Salin Artikel

Rumah Cagar Budaya di Gorontalo Terancam Dibongkar Pemiliknya, Sikap Pemerintah Jadi Sorotan

Dalam catatan sejarah, pada 23 Januari 1942, sebelum kedatangan bala tentara Jepang, Nani Wartabone, Kusno Danupoyo, dan masyarakat Gorontalo lainnya melakukan perlawanan terhadap pemerintah Kolonial Belanda.

Perlawanan mereka dilakukan dengan merebut kantor pos, yang saat ini merupakan instansi strategis dan penting, menawan sejumlah petinggi pemerintah Hindia Belanda, dan menjebloskannya ke penjara yang berada di sisi barat alun-alun.

Setelah seluruh pejabat kolonial ditawan, Nani Wartabone, sebagai Ketua Komite Dua Belas, mendeklarasikan kemerdekaan Indonesia.
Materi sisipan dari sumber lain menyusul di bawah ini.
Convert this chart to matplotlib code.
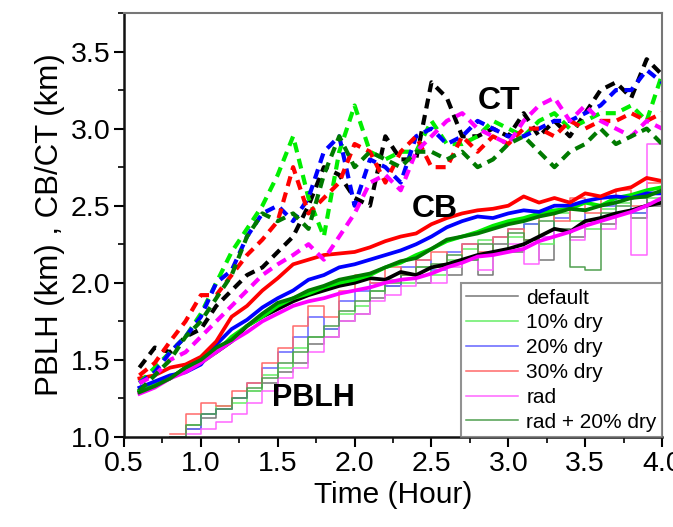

Peristiwa penting bagi keberadaan Negara Indonesia yang terjadi di Gorontalo ini dikenal sebagai Hari Patriotik yang setiap 23 Januari diperingati oleh warga Gorontalo.

Peristiwa 23 Januari 1942 ini menjadi tonggak penting perjuangan kemerdekaan Indonesia, tidak hanya di Gorontalo, tetapi juga di Indonesia dan dunia internasional.

Alasan Pemilik Menggugat

Salah satu bagian lokasi dan bangunan peristiwa penting ini tengah mengalami gugatan oleh pemiliknya.

Penggugatnya adalah Ledya Pranata Widjaja, pemilik rumah tinggi.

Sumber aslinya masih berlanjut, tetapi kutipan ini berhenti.